• _RAW DATA_:
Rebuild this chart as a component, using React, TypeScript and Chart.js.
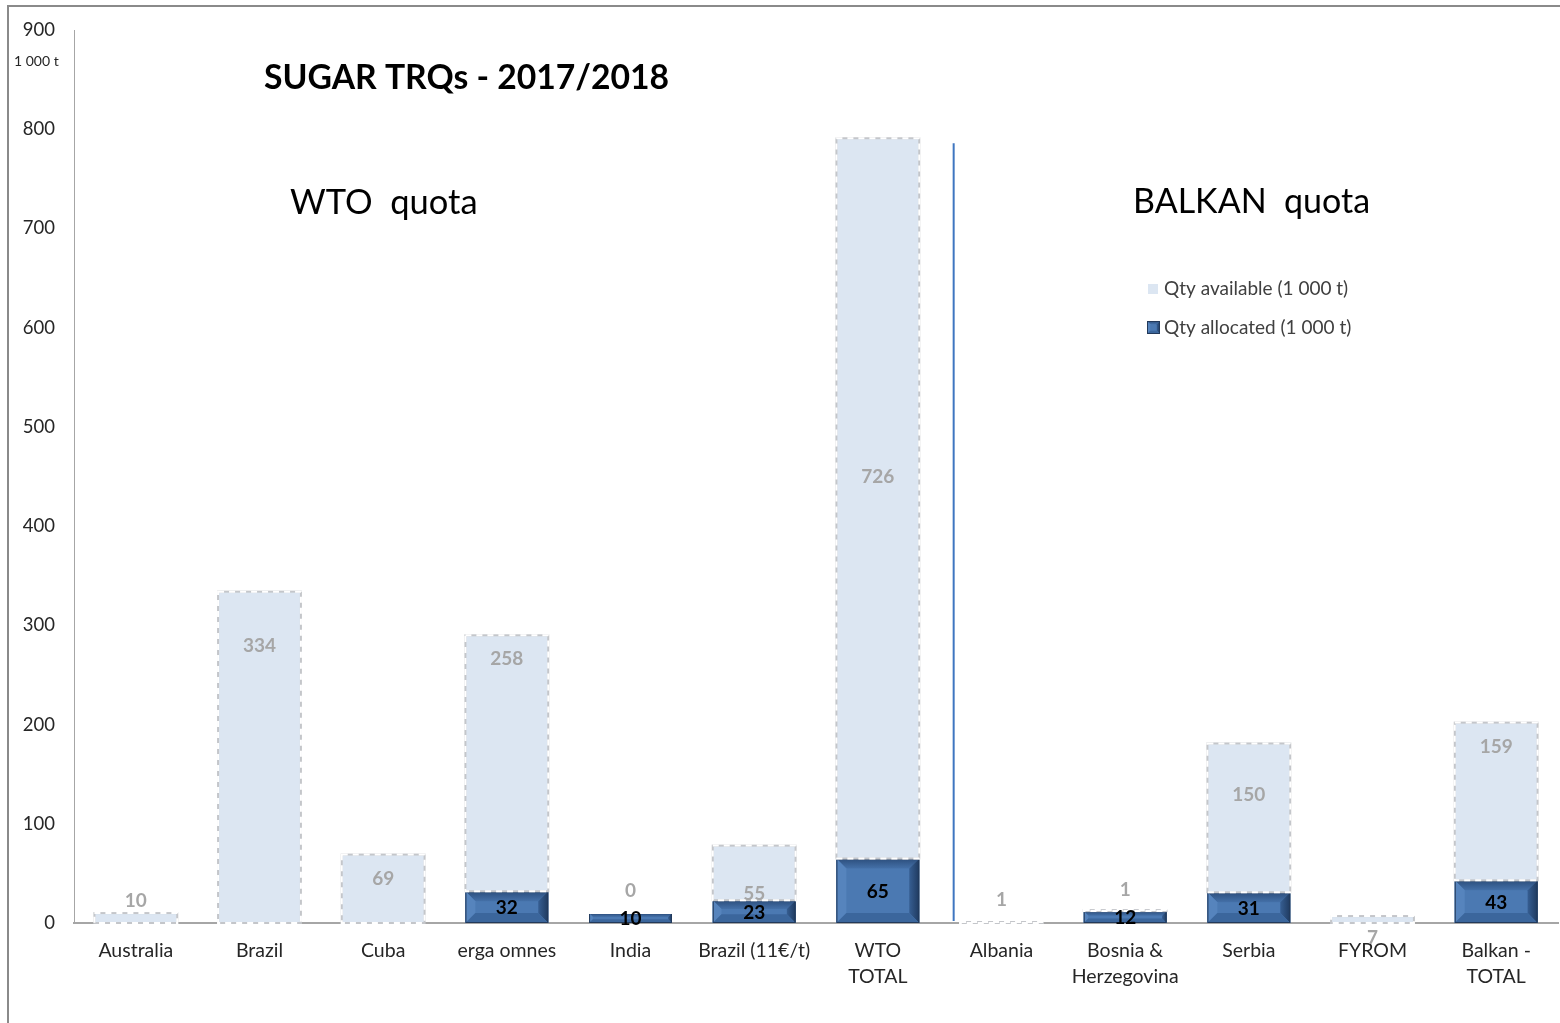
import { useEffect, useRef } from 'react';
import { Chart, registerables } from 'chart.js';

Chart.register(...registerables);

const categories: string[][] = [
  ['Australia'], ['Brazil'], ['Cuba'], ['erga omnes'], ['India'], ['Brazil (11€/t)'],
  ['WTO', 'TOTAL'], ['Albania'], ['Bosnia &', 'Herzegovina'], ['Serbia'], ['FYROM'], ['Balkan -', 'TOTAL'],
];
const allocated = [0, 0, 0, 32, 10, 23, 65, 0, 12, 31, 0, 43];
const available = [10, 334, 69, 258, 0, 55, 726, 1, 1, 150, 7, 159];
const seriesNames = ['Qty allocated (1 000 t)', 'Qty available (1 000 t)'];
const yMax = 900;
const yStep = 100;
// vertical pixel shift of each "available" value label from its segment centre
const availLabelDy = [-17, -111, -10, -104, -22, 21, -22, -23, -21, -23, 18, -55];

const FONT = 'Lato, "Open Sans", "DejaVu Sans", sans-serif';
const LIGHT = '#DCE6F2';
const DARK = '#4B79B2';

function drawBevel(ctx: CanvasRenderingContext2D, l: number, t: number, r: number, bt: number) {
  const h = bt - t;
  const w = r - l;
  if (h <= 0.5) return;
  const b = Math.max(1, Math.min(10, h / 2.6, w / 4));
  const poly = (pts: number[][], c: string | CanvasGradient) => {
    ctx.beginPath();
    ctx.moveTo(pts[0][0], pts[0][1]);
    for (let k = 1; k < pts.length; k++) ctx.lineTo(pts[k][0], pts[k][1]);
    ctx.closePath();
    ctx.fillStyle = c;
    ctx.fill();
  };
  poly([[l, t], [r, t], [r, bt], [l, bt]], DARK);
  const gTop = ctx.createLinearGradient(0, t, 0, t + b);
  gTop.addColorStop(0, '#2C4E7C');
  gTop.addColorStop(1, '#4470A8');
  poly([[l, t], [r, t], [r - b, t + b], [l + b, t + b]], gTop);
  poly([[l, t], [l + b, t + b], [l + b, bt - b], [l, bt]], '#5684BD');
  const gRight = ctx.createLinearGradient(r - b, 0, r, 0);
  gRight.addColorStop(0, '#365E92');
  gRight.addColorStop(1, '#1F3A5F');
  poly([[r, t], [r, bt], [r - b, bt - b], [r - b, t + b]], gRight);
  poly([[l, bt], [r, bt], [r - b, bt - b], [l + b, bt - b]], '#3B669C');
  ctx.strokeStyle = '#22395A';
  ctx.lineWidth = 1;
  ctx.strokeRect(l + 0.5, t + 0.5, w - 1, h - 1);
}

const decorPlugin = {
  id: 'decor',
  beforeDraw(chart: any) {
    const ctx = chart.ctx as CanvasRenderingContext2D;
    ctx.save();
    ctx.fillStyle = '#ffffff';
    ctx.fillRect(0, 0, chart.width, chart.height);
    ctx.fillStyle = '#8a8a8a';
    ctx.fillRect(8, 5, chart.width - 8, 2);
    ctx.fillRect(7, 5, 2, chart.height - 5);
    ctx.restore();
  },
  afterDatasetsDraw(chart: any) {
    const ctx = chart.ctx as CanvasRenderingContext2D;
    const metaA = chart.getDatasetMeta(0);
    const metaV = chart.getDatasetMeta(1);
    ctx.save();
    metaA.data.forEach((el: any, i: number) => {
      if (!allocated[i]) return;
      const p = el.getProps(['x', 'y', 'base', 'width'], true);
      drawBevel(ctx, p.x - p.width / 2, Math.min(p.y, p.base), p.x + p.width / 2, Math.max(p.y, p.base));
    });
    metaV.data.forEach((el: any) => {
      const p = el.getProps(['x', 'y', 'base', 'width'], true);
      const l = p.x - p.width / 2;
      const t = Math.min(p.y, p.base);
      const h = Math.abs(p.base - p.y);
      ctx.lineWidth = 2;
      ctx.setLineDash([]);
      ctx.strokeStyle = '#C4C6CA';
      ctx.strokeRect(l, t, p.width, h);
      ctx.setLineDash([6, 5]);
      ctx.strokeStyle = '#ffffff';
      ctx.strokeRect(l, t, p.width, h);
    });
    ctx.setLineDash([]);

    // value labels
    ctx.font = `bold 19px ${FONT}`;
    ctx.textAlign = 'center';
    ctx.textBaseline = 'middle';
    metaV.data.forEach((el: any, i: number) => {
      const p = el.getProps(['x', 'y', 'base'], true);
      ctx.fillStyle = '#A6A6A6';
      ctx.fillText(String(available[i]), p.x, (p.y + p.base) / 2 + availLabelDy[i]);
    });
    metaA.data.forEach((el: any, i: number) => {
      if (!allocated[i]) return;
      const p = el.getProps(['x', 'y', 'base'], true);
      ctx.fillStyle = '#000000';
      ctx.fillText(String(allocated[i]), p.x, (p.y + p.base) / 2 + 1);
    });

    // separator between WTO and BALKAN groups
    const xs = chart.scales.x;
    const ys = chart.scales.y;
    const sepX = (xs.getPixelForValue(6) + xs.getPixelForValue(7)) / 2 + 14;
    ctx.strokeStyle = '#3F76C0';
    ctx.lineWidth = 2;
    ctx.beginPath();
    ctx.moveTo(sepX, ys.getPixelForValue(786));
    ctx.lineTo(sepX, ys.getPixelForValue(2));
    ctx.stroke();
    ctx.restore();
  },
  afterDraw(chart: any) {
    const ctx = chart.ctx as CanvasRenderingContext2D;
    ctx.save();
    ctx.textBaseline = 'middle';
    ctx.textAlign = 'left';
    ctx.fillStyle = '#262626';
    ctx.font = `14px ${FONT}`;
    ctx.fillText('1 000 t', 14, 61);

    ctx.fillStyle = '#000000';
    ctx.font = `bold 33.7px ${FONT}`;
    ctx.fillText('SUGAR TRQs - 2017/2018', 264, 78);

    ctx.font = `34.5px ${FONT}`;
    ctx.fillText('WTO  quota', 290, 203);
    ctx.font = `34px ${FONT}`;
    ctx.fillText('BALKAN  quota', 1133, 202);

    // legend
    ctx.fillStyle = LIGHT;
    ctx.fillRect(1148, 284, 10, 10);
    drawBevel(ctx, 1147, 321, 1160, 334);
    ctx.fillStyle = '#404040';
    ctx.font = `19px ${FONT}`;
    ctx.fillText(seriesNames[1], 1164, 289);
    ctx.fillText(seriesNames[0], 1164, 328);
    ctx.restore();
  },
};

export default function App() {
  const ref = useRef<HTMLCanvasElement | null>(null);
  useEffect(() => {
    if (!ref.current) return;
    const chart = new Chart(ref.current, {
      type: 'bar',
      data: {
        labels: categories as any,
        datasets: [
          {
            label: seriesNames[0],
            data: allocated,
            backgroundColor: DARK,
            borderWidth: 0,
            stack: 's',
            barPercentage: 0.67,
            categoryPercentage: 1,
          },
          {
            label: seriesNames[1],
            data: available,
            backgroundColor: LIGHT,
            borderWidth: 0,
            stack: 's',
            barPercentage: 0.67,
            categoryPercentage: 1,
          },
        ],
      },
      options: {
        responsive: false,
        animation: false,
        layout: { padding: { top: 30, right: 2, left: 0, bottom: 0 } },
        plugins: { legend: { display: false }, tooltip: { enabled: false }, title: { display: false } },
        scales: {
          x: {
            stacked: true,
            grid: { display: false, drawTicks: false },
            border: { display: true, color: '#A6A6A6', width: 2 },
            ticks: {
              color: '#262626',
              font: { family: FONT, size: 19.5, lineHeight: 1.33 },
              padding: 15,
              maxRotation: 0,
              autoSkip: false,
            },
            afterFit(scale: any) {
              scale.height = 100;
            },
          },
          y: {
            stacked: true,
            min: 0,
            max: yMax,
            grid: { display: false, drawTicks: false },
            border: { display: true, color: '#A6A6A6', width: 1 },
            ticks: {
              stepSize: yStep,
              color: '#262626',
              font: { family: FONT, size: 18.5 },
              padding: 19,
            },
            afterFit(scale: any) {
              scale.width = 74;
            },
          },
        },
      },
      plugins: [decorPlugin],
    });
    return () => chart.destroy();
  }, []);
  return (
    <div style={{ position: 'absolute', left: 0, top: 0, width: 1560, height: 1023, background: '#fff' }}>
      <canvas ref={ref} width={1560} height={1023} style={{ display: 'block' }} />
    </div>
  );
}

• _WHAT YOU ARE ASKED TO DO_:
Pictures stay out. Repeat only the lines from the beginning of the data through the line that has "-23, 18, -55];".

• _TASK SOLUTION_:
Rebuild this chart as a component, using React, TypeScript and Chart.js.
import { useEffect, useRef } from 'react';
import { Chart, registerables } from 'chart.js';

Chart.register(...registerables);

const categories: string[][] = [
  ['Australia'], ['Brazil'], ['Cuba'], ['erga omnes'], ['India'], ['Brazil (11€/t)'],
  ['WTO', 'TOTAL'], ['Albania'], ['Bosnia &', 'Herzegovina'], ['Serbia'], ['FYROM'], ['Balkan -', 'TOTAL'],
];
const allocated = [0, 0, 0, 32, 10, 23, 65, 0, 12, 31, 0, 43];
const available = [10, 334, 69, 258, 0, 55, 726, 1, 1, 150, 7, 159];
const seriesNames = ['Qty allocated (1 000 t)', 'Qty available (1 000 t)'];
const yMax = 900;
const yStep = 100;
// vertical pixel shift of each "available" value label from its segment centre
const availLabelDy = [-17, -111, -10, -104, -22, 21, -22, -23, -21, -23, 18, -55];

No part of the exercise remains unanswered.